■ GIVEN DATA:

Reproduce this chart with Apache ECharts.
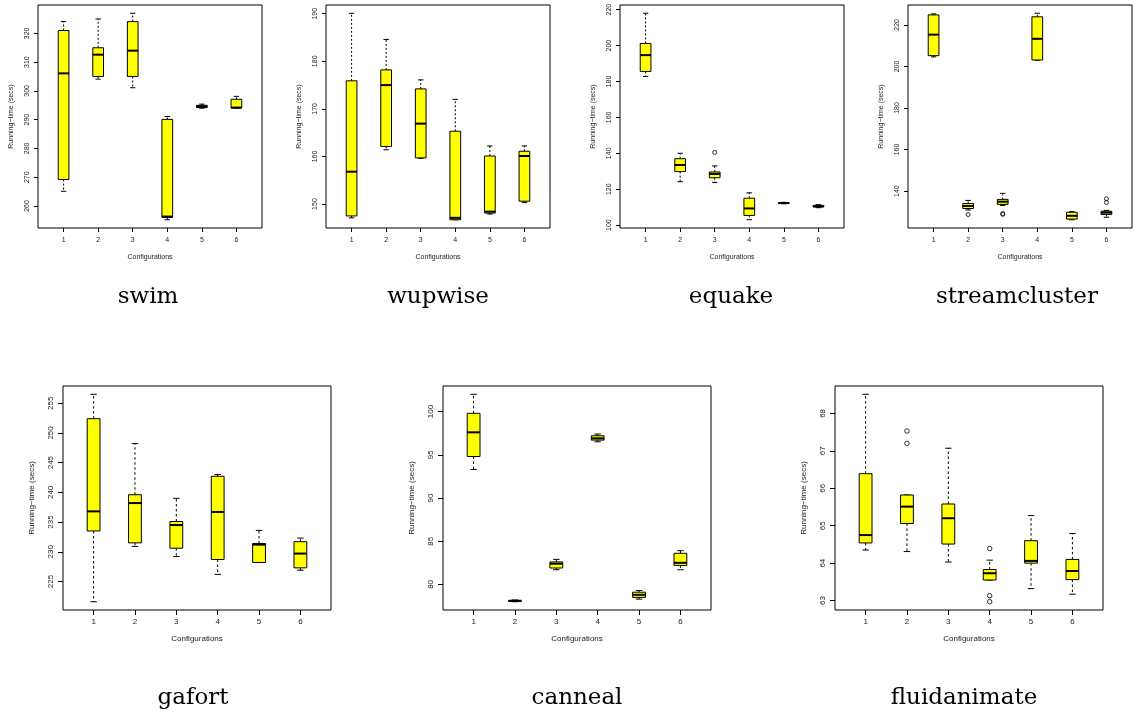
<!DOCTYPE html>
<html>
<head>
<meta charset="utf-8">
<script src="https://cdn.jsdelivr.net/npm/echarts@6/dist/echarts.min.js"></script>
<style>
  html, body { margin: 0; padding: 0; background: #fff; }
  #chart { width: 1134px; height: 719px; }
</style>
</head>
<body>
<div id="chart"></div>
<script>
// Configurations on the x axis of every panel
const configurations = ['1', '2', '3', '4', '5', '6'];

// Five-number summaries per configuration: [lower whisker, Q1, median, Q3, upper whisker]
const swimStats = [
  [265.1, 269.2, 306.1, 321.0, 324.1],
  [304.1, 305.0, 312.6, 315.0, 325.0],
  [301.1, 305.0, 314.0, 324.1, 327.0],
  [255.2, 256.0, 256.3, 290.1, 291.1],
  [294.0, 294.2, 294.6, 295.0, 295.4],
  [294.0, 294.1, 294.2, 297.1, 298.1]
];
const swimOutliers = [];
const swimTicks = [260, 270, 280, 290, 300, 310, 320];

const wupwiseStats = [
  [147.1, 147.5, 156.8, 175.9, 190.1],
  [161.4, 162.1, 175.0, 178.2, 184.6],
  [159.6, 159.7, 166.9, 174.2, 176.1],
  [146.7, 146.7, 147.1, 165.3, 172.0],
  [147.9, 148.1, 148.4, 160.1, 162.2],
  [150.3, 150.6, 160.1, 161.1, 162.2]
];
const wupwiseOutliers = [];
const wupwiseTicks = [150, 160, 170, 180, 190];

const equakeStats = [
  [182.8, 185.6, 194.7, 201.2, 218.0],
  [124.2, 129.8, 133.5, 137.0, 140.0],
  [123.8, 126.4, 128.5, 129.6, 133.0],
  [103.0, 105.4, 109.3, 115.0, 118.0],
  [111.9, 112.1, 112.3, 112.5, 112.7],
  [109.7, 110.1, 110.5, 111.0, 111.4]
];
const equakeOutliers = [[3, 140.5]];
const equakeTicks = [100, 120, 140, 160, 180, 200, 220];

const streamclusterStats = [
  [204.6, 205.2, 215.3, 224.8, 225.3],
  [130.9, 131.6, 132.8, 134.0, 135.5],
  [133.1, 133.6, 134.9, 136.0, 138.9],
  [203.0, 203.1, 213.3, 223.9, 225.6],
  [126.2, 126.5, 128.1, 129.8, 130.1],
  [127.4, 128.7, 129.6, 130.3, 130.7]
];
const streamclusterOutliers = [[2, 128.7], [3, 129.2], [3, 128.8], [6, 134.5], [6, 136.3]];
const streamclusterTicks = [140, 160, 180, 200, 220];

const gafortStats = [
  [221.6, 233.5, 236.8, 252.4, 256.5],
  [230.9, 231.5, 238.2, 239.6, 248.2],
  [229.2, 230.6, 234.5, 235.1, 239.0],
  [226.2, 228.7, 236.7, 242.7, 243.0],
  [228.2, 228.2, 231.2, 231.4, 233.6],
  [226.9, 227.3, 229.7, 231.7, 232.3]
];
const gafortOutliers = [];
const gafortTicks = [225, 230, 235, 240, 245, 250, 255];

const cannealStats = [
  [93.3, 94.8, 97.6, 99.8, 102.0],
  [78.0, 78.05, 78.1, 78.15, 78.2],
  [81.7, 81.9, 82.4, 82.6, 82.9],
  [96.5, 96.7, 96.9, 97.2, 97.4],
  [78.3, 78.5, 78.8, 79.1, 79.3],
  [81.7, 82.2, 82.5, 83.6, 83.9]
];
const cannealOutliers = [];
const cannealTicks = [80, 85, 90, 95, 100];

const fluidanimateStats = [
  [64.35, 64.54, 64.75, 66.39, 68.51],
  [64.31, 65.06, 65.51, 65.82, 65.82],
  [64.03, 64.51, 65.20, 65.58, 67.07],
  [63.55, 63.55, 63.73, 63.83, 64.08],
  [63.32, 64.00, 64.06, 64.60, 65.27],
  [63.17, 63.56, 63.79, 64.10, 64.79]
];
const fluidanimateOutliers = [[2, 67.20], [2, 67.53], [4, 64.39], [4, 63.13], [4, 62.97]];
const fluidanimateTicks = [63, 64, 65, 66, 67, 68];

const yAxisTitle = 'Running\u2212time (secs)';
const xAxisTitle = 'Configurations';

// Panels: benchmark name, its data, and where its plot frame sits
const panels = [
  { name: 'swim', stats: swimStats, outliers: swimOutliers, ticks: swimTicks, row: 0, left: 38, titleX: 148 },
  { name: 'wupwise', stats: wupwiseStats, outliers: wupwiseOutliers, ticks: wupwiseTicks, row: 0, left: 326, titleX: 438 },
  { name: 'equake', stats: equakeStats, outliers: equakeOutliers, ticks: equakeTicks, row: 0, left: 620, titleX: 731 },
  { name: 'streamcluster', stats: streamclusterStats, outliers: streamclusterOutliers, ticks: streamclusterTicks, row: 0, left: 908, titleX: 1017 },
  { name: 'gafort', stats: gafortStats, outliers: gafortOutliers, ticks: gafortTicks, row: 1, left: 63, titleX: 193 },
  { name: 'canneal', stats: cannealStats, outliers: cannealOutliers, ticks: cannealTicks, row: 1, left: 443, titleX: 577 },
  { name: 'fluidanimate', stats: fluidanimateStats, outliers: fluidanimateOutliers, ticks: fluidanimateTicks, row: 1, left: 835, titleX: 964 }
];

// Row-specific sizes (top row panels are drawn slightly smaller)
const rows = [
  { top: 5, width: 224, height: 223, font: 7, tick: 4, yLabelMargin: 7, yNameGap: 23, xLabelMargin: 9, xNameGap: 26, titleY: 297, dash: [2, 2], symbol: 4 },
  { top: 386, width: 268, height: 224, font: 8, tick: 5, yLabelMargin: 8, yNameGap: 27, xLabelMargin: 8, xNameGap: 25, titleY: 698, dash: [2.5, 2.5], symbol: 4.5 }
];

const BOX_WIDTH = 0.31;      // in x-axis units
const AXIS_FONT = '"Liberation Sans", Arial, Helvetica, sans-serif';
const TITLE_FONT = '"DejaVu Serif", "Liberation Serif", serif';

// Data range padded by 4% on both sides, as in R's default axis style
function paddedRange(values) {
  const lo = Math.min.apply(null, values), hi = Math.max.apply(null, values);
  const pad = (hi - lo) * 0.04;
  return [lo - pad, hi + pad];
}

function makeBoxRenderer(dash) {
  return function (params, api) {
    const x = api.value(0);
    const low = api.coord([x, api.value(1)]);
    const q1 = api.coord([x, api.value(2)]);
    const med = api.coord([x, api.value(3)]);
    const q3 = api.coord([x, api.value(4)]);
    const high = api.coord([x, api.value(5)]);
    const w = api.size([BOX_WIDTH, 0])[0];
    const cx = med[0];
    const solid = { stroke: '#000', lineWidth: 1 };
    const dashed = { stroke: '#000', lineWidth: 1, lineDash: dash };
    return {
      type: 'group',
      children: [
        { type: 'line', shape: { x1: cx, y1: q3[1], x2: cx, y2: high[1] }, style: dashed },
        { type: 'line', shape: { x1: cx, y1: q1[1], x2: cx, y2: low[1] }, style: dashed },
        { type: 'line', shape: { x1: cx - w / 4, y1: high[1], x2: cx + w / 4, y2: high[1] }, style: solid },
        { type: 'line', shape: { x1: cx - w / 4, y1: low[1], x2: cx + w / 4, y2: low[1] }, style: solid },
        { type: 'rect', shape: { x: cx - w / 2, y: q3[1], width: w, height: Math.max(q1[1] - q3[1], 0.5) },
          style: { fill: '#ffff00', stroke: '#000', lineWidth: 1 } },
        { type: 'line', shape: { x1: cx - w / 2, y1: med[1], x2: cx + w / 2, y2: med[1] },
          style: { stroke: '#000', lineWidth: 2 } }
      ]
    };
  };
}

const xRange = paddedRange([0.5, configurations.length + 0.5]);
const xTickValues = configurations.map((c, i) => i + 1);

const option = {
  animation: false,
  backgroundColor: '#fff',
  grid: [], xAxis: [], yAxis: [], series: [], graphic: []
};

panels.forEach((p, k) => {
  const r = rows[p.row];
  const allValues = [].concat.apply([], p.stats).concat(p.outliers.map(o => o[1]));
  const yRange = paddedRange(allValues);

  option.grid.push({
    left: p.left, top: r.top, width: r.width, height: r.height,
    show: true, borderColor: '#000', borderWidth: 1, backgroundColor: 'transparent'
  });

  option.xAxis.push({
    type: 'value', gridIndex: k, min: xRange[0], max: xRange[1],
    name: xAxisTitle, nameLocation: 'middle', nameGap: r.xNameGap,
    nameTextStyle: { fontSize: r.font, fontFamily: AXIS_FONT, color: '#222' },
    axisLine: { show: false },
    splitLine: { show: false },
    axisTick: { show: true, length: r.tick, customValues: xTickValues, lineStyle: { color: '#000', width: 1 } },
    axisLabel: {
      customValues: xTickValues, margin: r.xLabelMargin, fontSize: r.font, fontFamily: AXIS_FONT, color: '#222',
      formatter: v => configurations[Math.round(v) - 1]
    }
  });

  option.yAxis.push({
    type: 'value', gridIndex: k, min: yRange[0], max: yRange[1],
    name: yAxisTitle, nameLocation: 'middle', nameGap: r.yNameGap, nameRotate: 90,
    nameTextStyle: { fontSize: r.font, fontFamily: AXIS_FONT, color: '#222' },
    axisLine: { show: false },
    splitLine: { show: false },
    axisTick: { show: true, length: r.tick, customValues: p.ticks, lineStyle: { color: '#000', width: 1 } },
    axisLabel: {
      customValues: p.ticks, rotate: 90, margin: r.yLabelMargin, fontSize: r.font, fontFamily: AXIS_FONT, color: '#222'
    }
  });

  option.series.push({
    type: 'custom', name: p.name, xAxisIndex: k, yAxisIndex: k,
    renderItem: makeBoxRenderer(r.dash),
    encode: { x: 0, y: [1, 2, 3, 4, 5] },
    data: p.stats.map((s, i) => [i + 1].concat(s)),
    z: 2
  });

  if (p.outliers.length) {
    option.series.push({
      type: 'scatter', xAxisIndex: k, yAxisIndex: k,
      symbol: 'circle', symbolSize: r.symbol,
      itemStyle: { color: 'rgba(0,0,0,0)', borderColor: '#000', borderWidth: 1 },
      data: p.outliers,
      z: 3
    });
  }

  option.graphic.push({
    type: 'text', x: p.titleX, y: r.titleY,
    style: {
      text: p.name, fill: '#000',
      font: '23px ' + TITLE_FONT,
      align: 'center', verticalAlign: 'middle',
      textAlign: 'center', textVerticalAlign: 'middle'
    }
  });
});

const chart = echarts.init(document.getElementById('chart'), null, { renderer: 'canvas' });
chart.setOption(option);
</script>
</body>
</html>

■ CHALLENGE:
Please repeat exactly the data above from its first line to the line that contains "const equakeTicks = [100, 120, 140, 160, 180, 200, 220];", inclusive, and leave every picture out.

■ WRITTEN SOLUTION:
Reproduce this chart with Apache ECharts.
<!DOCTYPE html>
<html>
<head>
<meta charset="utf-8">
<script src="https://cdn.jsdelivr.net/npm/echarts@6/dist/echarts.min.js"></script>
<style>
  html, body { margin: 0; padding: 0; background: #fff; }
  #chart { width: 1134px; height: 719px; }
</style>
</head>
<body>
<div id="chart"></div>
<script>
// Configurations on the x axis of every panel
const configurations = ['1', '2', '3', '4', '5', '6'];

// Five-number summaries per configuration: [lower whisker, Q1, median, Q3, upper whisker]
const swimStats = [
  [265.1, 269.2, 306.1, 321.0, 324.1],
  [304.1, 305.0, 312.6, 315.0, 325.0],
  [301.1, 305.0, 314.0, 324.1, 327.0],
  [255.2, 256.0, 256.3, 290.1, 291.1],
  [294.0, 294.2, 294.6, 295.0, 295.4],
  [294.0, 294.1, 294.2, 297.1, 298.1]
];
const swimOutliers = [];
const swimTicks = [260, 270, 280, 290, 300, 310, 320];

const wupwiseStats = [
  [147.1, 147.5, 156.8, 175.9, 190.1],
  [161.4, 162.1, 175.0, 178.2, 184.6],
  [159.6, 159.7, 166.9, 174.2, 176.1],
  [146.7, 146.7, 147.1, 165.3, 172.0],
  [147.9, 148.1, 148.4, 160.1, 162.2],
  [150.3, 150.6, 160.1, 161.1, 162.2]
];
const wupwiseOutliers = [];
const wupwiseTicks = [150, 160, 170, 180, 190];

const equakeStats = [
  [182.8, 185.6, 194.7, 201.2, 218.0],
  [124.2, 129.8, 133.5, 137.0, 140.0],
  [123.8, 126.4, 128.5, 129.6, 133.0],
  [103.0, 105.4, 109.3, 115.0, 118.0],
  [111.9, 112.1, 112.3, 112.5, 112.7],
  [109.7, 110.1, 110.5, 111.0, 111.4]
];
const equakeOutliers = [[3, 140.5]];
const equakeTicks = [100, 120, 140, 160, 180, 200, 220];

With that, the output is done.